Advertorial - Raising the bar in boiler room safety

Pete Mills, Commercial Technical Operations Manager for Bosch Commercial & Industrial, outlines why the company has made CO sensors mandatory on cascade systems.

State of the Art is an important principle for manufacturers designing their products for safety in use. It is a term that will probably be familiar to most people but is not always well understood when it relates to products that we rely upon every day to meet our needs.

As products become established in the market, the economies of scale often mean costs reduce significantly to a point where their use becomes more affordable. We like to think that you can’t put a price on safety, but inevitably the cost benefit ratio must be assessed and balanced if we are to have affordable products that all can benefit from.

Carbon Monoxide (CO) - Detection for higher risk situations

At Bosch we have reached this point with Carbon Monoxide (CO) detection for higher risk situations involving multiple boilers and combined cascade flue headers. Reliable CO detection equipment has become more available and with a wider range of applications.

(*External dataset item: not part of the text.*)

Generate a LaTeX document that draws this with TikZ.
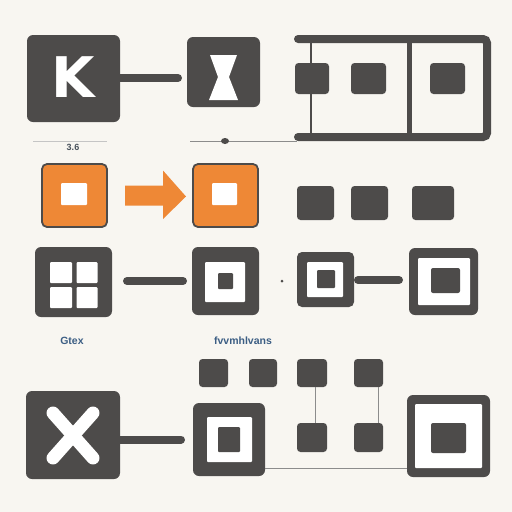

We will all know from the high-profile CO awareness campaigns run by Gas Safe and other organisations, that CO poisoning is one of the most significant risks in our homes and places of work and leisure. Across Europe as a whole, around 16,000 people die from CO poisoning every year, which is more than succumb to skin cancer. Thankfully only a small proportion around 3% are attributed to gas heating appliances, but this still represents a large number of avoidable fatalities. No wonder then that CO poisoning has been dubbed the Silent Killer. In the UK around 30 accidental fatalities attributed to CO poisoning occur every year.

So, we believe the time has come to require CO detection equipment for higher risk scenarios such as combined flue systems that we commonly find in boiler rooms across the UK. Cascaded appliances have become very popular over the last decade because of their flexibility to be used in multiple applications and ease of installation. This has inevitably increased the number of cascade flue systems that are used each year.

CO detection equipment has evolved to the point where 10-year service life can be expected, meaning intervention is minimal and the effectiveness of an elevated CO level being picked up and not being missed by non-maintained equipment has significantly improved.

Pete Mills of Bosch
Pete Mills of Bosch

But alarms alone are not enough to mitigate the risk, and this is why Bosch has decided to make it mandatory for cascade flue systems to incorporate CO detection together with boiler interlock. This means if CO levels above 50ppm are detected, an alarm will sound but also the boiler interlock will be triggered safely shutting down the gas boilers.

We have begun to supply CO detectors as standard with cascade flue systems and have updated our manufacturer’s instructions to mandate the installation and use of this equipment. We will also require CO detection for use with third party cascade flue systems that might be used with Bosch boilers.

In designing products for safety, all manufacturers must decide whether their products reflect the state of the art that exists at that time and keep the situation under review. Making unilateral decisions to increase the level of safety as the state of the art moves forward is never an easy call, especially when there is some extra work for installers. Bosch has never shied away from these decisions, and we already exceed current standards in a number of other safety related areas for our gas boilers. We hope that by making this move we will prompt the wider industry to adopt CO detection under these circumstances as the norm and thereby raise the bar in boiler room safety.

In conclusion

We feel this step will be significant in providing a leap forward in boiler room safety for an area of flue assembly that has increased massively in the last decade. It will provide additional protection for the installer and consumer during the transition period to low carbon and finally zero carbon gas.